OBJECTIVE: Images are not part of the copy; transcribe all the data exactly.
## START
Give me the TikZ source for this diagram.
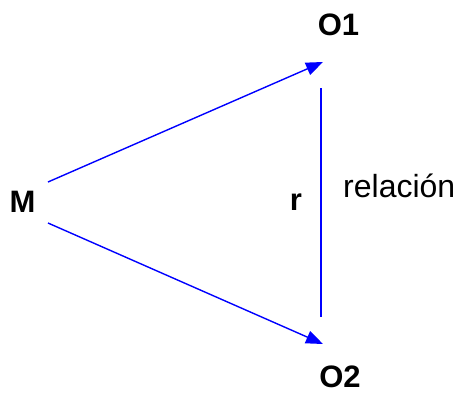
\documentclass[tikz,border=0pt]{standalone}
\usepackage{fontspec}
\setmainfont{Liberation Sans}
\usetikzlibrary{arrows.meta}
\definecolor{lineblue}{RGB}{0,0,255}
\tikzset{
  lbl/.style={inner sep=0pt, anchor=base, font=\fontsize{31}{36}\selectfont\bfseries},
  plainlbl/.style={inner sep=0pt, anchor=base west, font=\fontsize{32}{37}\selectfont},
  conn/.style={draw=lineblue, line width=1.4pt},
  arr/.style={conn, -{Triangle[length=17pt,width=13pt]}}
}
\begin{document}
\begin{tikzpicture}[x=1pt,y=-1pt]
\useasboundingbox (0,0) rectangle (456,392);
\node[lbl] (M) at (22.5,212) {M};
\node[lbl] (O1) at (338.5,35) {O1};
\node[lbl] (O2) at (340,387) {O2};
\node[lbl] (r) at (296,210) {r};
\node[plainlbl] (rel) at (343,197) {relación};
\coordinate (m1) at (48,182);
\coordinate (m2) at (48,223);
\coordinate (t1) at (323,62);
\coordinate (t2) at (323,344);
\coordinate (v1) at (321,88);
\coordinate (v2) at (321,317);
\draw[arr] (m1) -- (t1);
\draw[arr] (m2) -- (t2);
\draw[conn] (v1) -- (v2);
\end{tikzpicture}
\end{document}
## END
SOLUTION TO THE EXERCISE:
Give me the TikZ source for this diagram.
\documentclass[tikz,border=0pt]{standalone}
\usepackage{fontspec}
\setmainfont{Liberation Sans}
\usetikzlibrary{arrows.meta}
\definecolor{lineblue}{RGB}{0,0,255}
\tikzset{
  lbl/.style={inner sep=0pt, anchor=base, font=\fontsize{31}{36}\selectfont\bfseries},
  plainlbl/.style={inner sep=0pt, anchor=base west, font=\fontsize{32}{37}\selectfont},
  conn/.style={draw=lineblue, line width=1.4pt},
  arr/.style={conn, -{Triangle[length=17pt,width=13pt]}}
}
\begin{document}
\begin{tikzpicture}[x=1pt,y=-1pt]
\useasboundingbox (0,0) rectangle (456,392);
\node[lbl] (M) at (22.5,212) {M};
\node[lbl] (O1) at (338.5,35) {O1};
\node[lbl] (O2) at (340,387) {O2};
\node[lbl] (r) at (296,210) {r};
\node[plainlbl] (rel) at (343,197) {relación};
\coordinate (m1) at (48,182);
\coordinate (m2) at (48,223);
\coordinate (t1) at (323,62);
\coordinate (t2) at (323,344);
\coordinate (v1) at (321,88);
\coordinate (v2) at (321,317);
\draw[arr] (m1) -- (t1);
\draw[arr] (m2) -- (t2);
\draw[conn] (v1) -- (v2);
\end{tikzpicture}
\end{document}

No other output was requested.